Set down, exactly as written, the lines from the top of the data to the line that holds "# Each spectrum: (chemical", and omit the pictures.

= = = =

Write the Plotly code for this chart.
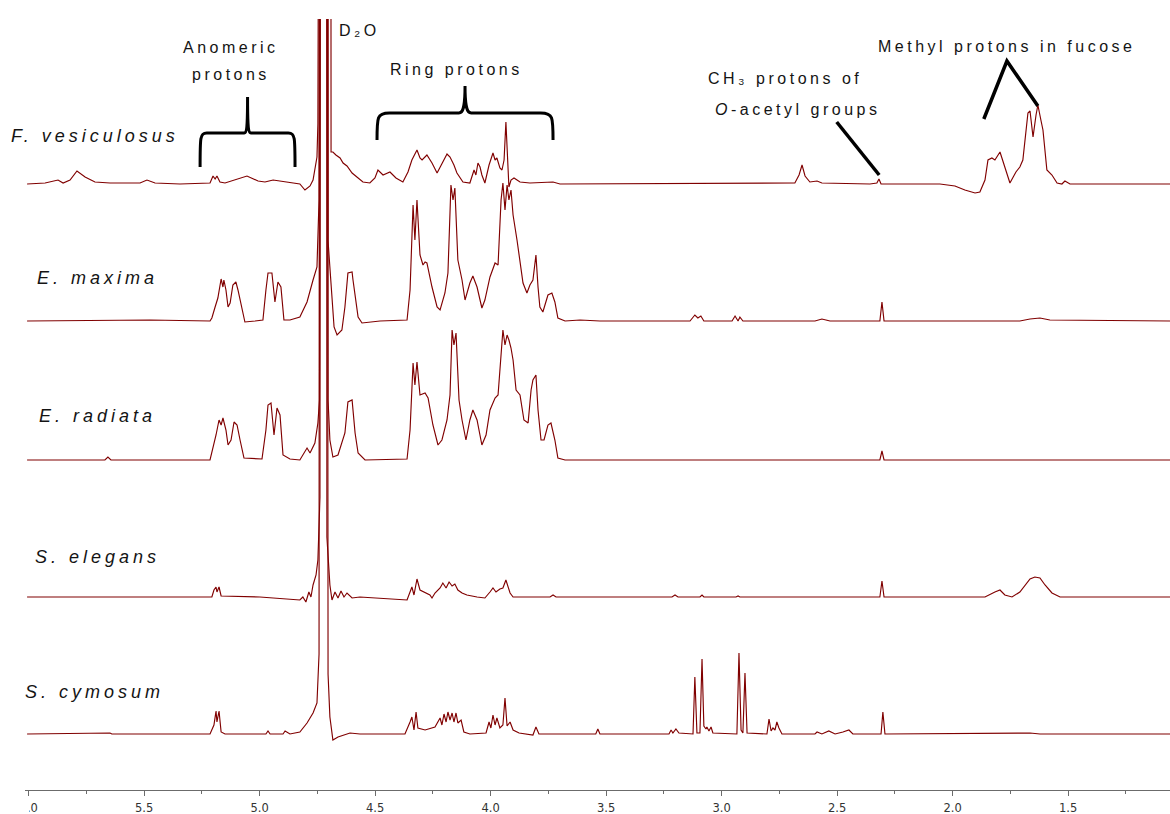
import plotly.graph_objects as go

# 1H NMR spectra (D2O) of fucoidan-type polysaccharides, stacked.
# Each spectrum: (chemical shift in ppm, relative intensity in a.u.)

SPECIES = ["F. vesiculosus", "E. maxima", "E. radiata", "S. elegans", "S. cymosum"]

F_VESICULOSUS = [
    (6.007, 0), (5.929, 1), (5.873, 4), (5.851, 1), (5.821, 4), (5.791, 13), (5.756, 7),
    (5.713, 2), (5.648, 1), (5.518, 1), (5.488, 4), (5.453, 1), (5.345, 0), (5.258, 1),
    (5.215, 1), (5.202, 8), (5.193, 5), (5.185, 8), (5.172, 2), (5.150, 1), (5.107, 4),
    (5.055, 8), (5.007, 3), (4.977, 2), (4.942, 4), (4.890, 2), (4.826, 0), (4.804, -6),
    (4.782, -2), (4.769, 4), (4.752, 27), (4.748, 60), (4.741, 4000), (4.700, 4000),
    (4.691, 32), (4.683, 32), (4.670, 29), (4.652, 26), (4.639, 21), (4.622, 18),
    (4.600, 11), (4.574, 6), (4.553, 2), (4.523, 1), (4.501, 6), (4.488, 14), (4.466, 9),
    (4.436, 12), (4.410, 6), (4.380, 2), (4.358, 12), (4.341, 24), (4.319, 34), (4.306, 26),
    (4.297, 24), (4.276, 29), (4.254, 21), (4.232, 11), (4.211, 21), (4.189, 30),
    (4.176, 27), (4.159, 19), (4.146, 11), (4.120, 2), (4.090, 1), (4.072, 14), (4.064, 9),
    (4.055, 21), (4.046, 17), (4.038, 9), (4.025, 1), (4.007, 19), (3.990, 31), (3.981, 24),
    (3.973, 26), (3.960, 16), (3.951, 14), (3.942, 24), (3.934, 62), (3.925, 14),
    (3.921, -3), (3.912, 4), (3.899, 6), (3.873, 2), (3.830, 1), (3.730, 2), (3.700, 0),
    (2.683, 1), (2.665, 9), (2.652, 19), (2.639, 8), (2.618, 2), (2.587, 3), (2.566, 1),
    (2.358, 0), (2.328, 1), (2.319, 5), (2.310, 0), (2.055, 0), (1.990, -2), (1.947, -6),
    (1.903, -9), (1.882, -8), (1.860, 4), (1.847, 24), (1.830, 26), (1.817, 24),
    (1.795, 32), (1.778, 19), (1.752, 1), (1.726, 12), (1.709, 17), (1.696, 24),
    (1.679, 64), (1.674, 71), (1.665, 73), (1.652, 47), (1.639, 69), (1.631, 79),
    (1.618, 64), (1.609, 54), (1.592, 14), (1.570, 9), (1.548, 1), (1.527, 0), (1.514, 3),
    (1.492, 0), (1.059, 0),
]

E_MAXIMA = [
    (6.007, 0), (5.475, 1), (5.215, 0), (5.207, 3), (5.193, 14), (5.181, 23), (5.167, 42),
    (5.159, 34), (5.155, 41), (5.146, 31), (5.137, 14), (5.128, 18), (5.116, 36),
    (5.103, 39), (5.094, 31), (5.081, 18), (5.064, -1), (5.020, 0), (4.986, 1), (4.973, 31),
    (4.964, 48), (4.947, 48), (4.934, 19), (4.921, 39), (4.908, 34), (4.895, 1), (4.869, 1),
    (4.826, 4), (4.795, 19), (4.769, 41), (4.752, 54), (4.743, 121), (4.735, 4000),
    (4.713, 4000), (4.704, 80), (4.687, 21), (4.678, -6), (4.665, -14), (4.644, -9),
    (4.631, 14), (4.618, 48), (4.600, 49), (4.596, 41), (4.574, 4), (4.557, -2), (4.479, 0),
    (4.362, 1), (4.349, 31), (4.336, 116), (4.328, 81), (4.319, 121), (4.306, 66),
    (4.293, 56), (4.284, 59), (4.276, 58), (4.254, 34), (4.232, 14), (4.219, 11),
    (4.198, 28), (4.185, 48), (4.172, 136), (4.163, 121), (4.155, 133), (4.142, 61),
    (4.124, 41), (4.111, 21), (4.090, 38), (4.077, 45), (4.059, 34), (4.038, 13),
    (4.025, 21), (4.003, 44), (3.981, 58), (3.968, 56), (3.955, 121), (3.947, 138),
    (3.938, 111), (3.929, 136), (3.921, 121), (3.912, 131), (3.903, 106), (3.886, 81),
    (3.873, 61), (3.860, 38), (3.843, 28), (3.830, 36), (3.817, 41), (3.804, 66),
    (3.795, 34), (3.787, 14), (3.774, 9), (3.752, 26), (3.735, 28), (3.722, 19),
    (3.709, 3), (3.678, 0), (3.613, 1), (3.527, 0), (3.137, 0), (3.116, 6), (3.103, 3),
    (3.090, 5), (3.077, 0), (2.955, 0), (2.942, 5), (2.929, 0), (2.921, 4), (2.908, 0),
    (2.596, 0), (2.566, 2), (2.531, 0), (2.315, 0), (2.306, 19), (2.297, 0), (1.709, 0),
    (1.665, 2), (1.622, 3), (1.579, 1), (1.059, 0),
]

E_RADIATA = [
    (6.007, 0), (5.670, 0), (5.657, 3), (5.644, 0), (5.215, 0), (5.202, 12), (5.189, 25),
    (5.176, 40), (5.167, 35), (5.159, 42), (5.146, 30), (5.137, 15), (5.124, 20),
    (5.111, 38), (5.098, 35), (5.085, 20), (5.068, 2), (4.990, 1), (4.973, 30), (4.964, 55),
    (4.951, 57), (4.938, 25), (4.925, 52), (4.912, 45), (4.899, 5), (4.869, 1), (4.826, 0),
    (4.795, 12), (4.782, 7), (4.761, 17), (4.748, 37), (4.741, 60), (4.732, 4000),
    (4.713, 4000), (4.704, 60), (4.696, 20), (4.683, 3), (4.661, 5), (4.631, 27),
    (4.618, 58), (4.600, 60), (4.587, 27), (4.574, 7), (4.544, 0), (4.362, 1), (4.349, 30),
    (4.336, 97), (4.328, 75), (4.319, 98), (4.306, 65), (4.284, 67), (4.271, 62),
    (4.250, 35), (4.228, 15), (4.211, 20), (4.189, 40), (4.176, 65), (4.167, 130),
    (4.159, 115), (4.150, 127), (4.137, 60), (4.124, 40), (4.107, 20), (4.090, 40),
    (4.077, 50), (4.059, 40), (4.038, 15), (4.020, 25), (4.003, 50), (3.981, 62),
    (3.968, 65), (3.955, 110), (3.947, 130), (3.938, 115), (3.929, 125), (3.921, 120),
    (3.912, 112), (3.903, 100), (3.890, 70), (3.873, 65), (3.856, 40), (3.838, 37),
    (3.825, 70), (3.817, 80), (3.804, 85), (3.795, 50), (3.782, 20), (3.769, 20),
    (3.752, 35), (3.739, 37), (3.722, 20), (3.709, 2), (3.678, 0), (2.315, 0), (2.306, 9),
    (2.297, 0), (1.059, 0),
]

S_ELEGANS = [
    (6.007, 0), (5.207, 0), (5.198, 7), (5.189, 10), (5.185, 5), (5.176, 10), (5.167, 1),
    (4.999, 0), (4.826, -3), (4.813, 0), (4.800, -5), (4.787, 5), (4.778, 0), (4.769, 12),
    (4.756, 22), (4.748, 37), (4.739, 100), (4.730, 4000), (4.717, 4000), (4.709, 60),
    (4.696, 12), (4.687, -3), (4.674, 5), (4.661, -1), (4.648, 6), (4.635, 0), (4.622, 4),
    (4.600, -1), (4.566, 0), (4.362, -3), (4.341, 10), (4.332, 2), (4.319, 18), (4.306, 7),
    (4.263, 2), (4.254, -1), (4.241, 4), (4.219, 9), (4.207, 14), (4.193, 9), (4.180, 15),
    (4.167, 11), (4.155, 13), (4.142, 7), (4.124, 4), (4.103, 2), (4.059, 0), (4.025, -1),
    (4.003, 5), (3.990, 9), (3.977, 5), (3.960, 8), (3.947, 9), (3.934, 17), (3.916, 4),
    (3.903, 0), (3.743, 0), (3.730, 2), (3.717, 0), (3.215, 0), (3.202, 2), (3.189, 0),
    (3.094, 0), (3.085, 2), (3.077, 0), (2.938, 0), (2.929, 1), (2.921, 0), (2.315, 0),
    (2.306, 16), (2.297, 0), (1.860, 0), (1.817, 5), (1.795, 7), (1.774, 2), (1.743, 0),
    (1.709, 5), (1.687, 12), (1.665, 18), (1.644, 20), (1.622, 19), (1.600, 12),
    (1.570, 4), (1.535, 0), (1.059, 0),
]

S_CYMOSUM = [
    (6.007, 0), (5.648, 1), (5.640, 0), (5.215, 0), (5.198, 9), (5.189, 23), (5.185, 12),
    (5.176, 23), (5.167, 2), (5.150, 0), (4.973, 0), (4.964, 3), (4.955, 0), (4.899, 0),
    (4.890, 3), (4.869, 0), (4.826, 2), (4.795, 11), (4.769, 21), (4.752, 31), (4.743, 80),
    (4.735, 4000), (4.717, 4000), (4.704, 60), (4.696, 17), (4.683, -6), (4.661, -3),
    (4.631, -1), (4.609, 1), (4.566, 0), (4.371, 0), (4.349, 12), (4.341, 17), (4.332, 4),
    (4.323, 22), (4.315, 6), (4.284, 4), (4.241, 7), (4.219, 16), (4.211, 9), (4.202, 20),
    (4.193, 12), (4.185, 22), (4.176, 14), (4.167, 21), (4.159, 12), (4.150, 21),
    (4.142, 11), (4.128, 14), (4.116, 2), (4.090, 0), (4.020, 1), (4.007, 12), (3.999, 6),
    (3.990, 19), (3.981, 9), (3.973, 16), (3.960, 6), (3.947, 9), (3.938, 36), (3.929, 8),
    (3.916, 12), (3.903, 4), (3.877, 1), (3.817, -1), (3.804, 7), (3.791, 0), (3.545, 0),
    (3.536, 5), (3.527, 0), (3.228, 0), (3.219, 4), (3.211, 1), (3.198, 5), (3.185, 1),
    (3.124, 0), (3.116, 57), (3.107, 1), (3.094, 1), (3.085, 75), (3.077, 8), (3.068, 5),
    (3.064, 7), (3.055, 3), (3.046, 7), (3.038, 1), (2.934, 0), (2.925, 81), (2.916, 4),
    (2.908, 1), (2.899, 61), (2.890, 1), (2.804, 0), (2.795, 15), (2.786, 3), (2.778, 6),
    (2.769, 4), (2.761, 12), (2.752, 6), (2.739, 0), (2.596, 0), (2.587, 2), (2.566, 0),
    (2.536, 3), (2.509, 0), (2.475, 2), (2.449, 4), (2.432, 0), (2.310, 0), (2.302, 22),
    (2.293, 0), (1.665, 1), (1.622, 0), (1.059, 0),
]

SPECTRA = [F_VESICULOSUS, E_MAXIMA, E_RADIATA, S_ELEGANS, S_CYMOSUM]

# Baseline of each trace in the stack (a.u.)
STACK_OFFSETS = [606, 469, 330, 193, 56]

TRACE_COLOR = "#800000"
X_RANGE = [6.016, 1.059]
Y_RANGE = [0, 771]

fig = go.Figure()
for name, spec, off in zip(SPECIES, SPECTRA, STACK_OFFSETS):
    ppm = [p for p, _ in spec]
    inten = [v + off for _, v in spec]
    fig.add_trace(go.Scatter(
        x=ppm, y=inten, mode="lines", name=name,
        line=dict(color=TRACE_COLOR, width=1.15), hoverinfo="skip",
    ))


def spaced(text, px, size):
    return f"<span style='letter-spacing:{px}px;font-size:{size}px'>{text}</span>"


TEXT_FONT = dict(family="Liberation Sans, Arial, sans-serif", size=16, color="#141414")
LABEL_FONT = dict(family="Liberation Sans, Arial, sans-serif", size=18, color="#141414",
                  style="italic")

annotations = []
# species labels, centred above each trace
LABEL_X = [5.713, 5.702, 5.704, 5.700, 5.713]
LABEL_Y = [654, 512, 374, 233, 98]
for name, lx, ly in zip(SPECIES, LABEL_X, LABEL_Y):
    annotations.append(dict(x=lx, y=ly, xref="x", yref="y", text=spaced(name, 4, 18),
                            showarrow=False, font=LABEL_FONT,
                            xanchor="center", yanchor="middle"))

# assignment notes
NOTES = [
    ("Anomeric", 5.124, 743),
    ("protons", 5.124, 716),
    ("D\u2082O", 4.570, 760),
    ("Ring protons", 4.146, 721),
    ("CH\u2083 protons of", 2.724, 712),
    ("<i>O</i>-acetyl groups", 2.672, 681),
    ("Methyl protons in fucose", 1.769, 744),
]
for txt, nx, ny in NOTES:
    annotations.append(dict(x=nx, y=ny, xref="x", yref="y", text=spaced(txt, 3.5, 16),
                            showarrow=False, font=TEXT_FONT,
                            xanchor="center", yanchor="middle"))


def brace(x_left, x_right, y_end, y_bar, y_tip):
    mid = (x_left + x_right) / 2
    w = x_left - x_right
    r = w * 0.07
    m = w * 0.035
    return (f"M {x_left},{y_end} C {x_left},{y_bar - 4} {x_left},{y_bar} {x_left - r},{y_bar} "
            f"L {mid + m},{y_bar} C {mid + m * 0.3},{y_bar} {mid},{y_bar + 6} {mid},{y_tip} "
            f"C {mid},{y_bar + 6} {mid - m * 0.3},{y_bar} {mid - m},{y_bar} "
            f"L {x_right + r},{y_bar} C {x_right},{y_bar} {x_right},{y_bar - 4} {x_right},{y_end}")


BLACK = "#000000"
shapes = [
    dict(type="path", xref="x", yref="y", path=brace(5.258, 4.847, 623, 657, 693),
         line=dict(color=BLACK, width=3)),
    dict(type="path", xref="x", yref="y", path=brace(4.492, 3.730, 650, 677, 704),
         line=dict(color=BLACK, width=3)),
    dict(type="line", xref="x", yref="y", x0=2.502, y0=668, x1=2.318, y1=615,
         line=dict(color=BLACK, width=3.5)),
    dict(type="path", xref="x", yref="y", path="M 1.865,671 L 1.765,729 L 1.631,684",
         line=dict(color=BLACK, width=3.5)),
    # left page edge trims the first tick label
    dict(type="rect", xref="paper", yref="paper", x0=-0.05, x1=0.0035, y0=-0.06, y1=-0.009,
         fillcolor="white", line=dict(width=0), layer="above"),
]

fig.update_layout(
    width=1170, height=814,
    margin=dict(l=25, r=0, t=19, b=24, autoexpand=False),
    paper_bgcolor="white", plot_bgcolor="white",
    showlegend=False,
    annotations=annotations,
    shapes=shapes,
    xaxis=dict(
        range=X_RANGE, showline=True, linecolor="#6b6b6b", linewidth=1,
        ticks="outside", ticklen=5, tickwidth=1, tickcolor="#6b6b6b",
        tick0=0, dtick=0.5, tickformat=".1f", ticklabelstandoff=2, automargin=False,
        tickfont=dict(family="DejaVu Sans, Verdana, sans-serif", size=11.5, color="#333333"),
        showgrid=False, zeroline=False,
        minor=dict(tick0=0, dtick=0.25, ticks="outside", ticklen=3, tickcolor="#6b6b6b",
                   showgrid=False),
    ),
    yaxis=dict(range=Y_RANGE, visible=False, showgrid=False, zeroline=False,
               automargin=False),
)

fig.write_html("out.html")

= = = =

=== FINISHED EXERCISE ===
Write the Plotly code for this chart.
import plotly.graph_objects as go

# 1H NMR spectra (D2O) of fucoidan-type polysaccharides, stacked.
# Each spectrum: (chemical shift in ppm, relative intensity in a.u.)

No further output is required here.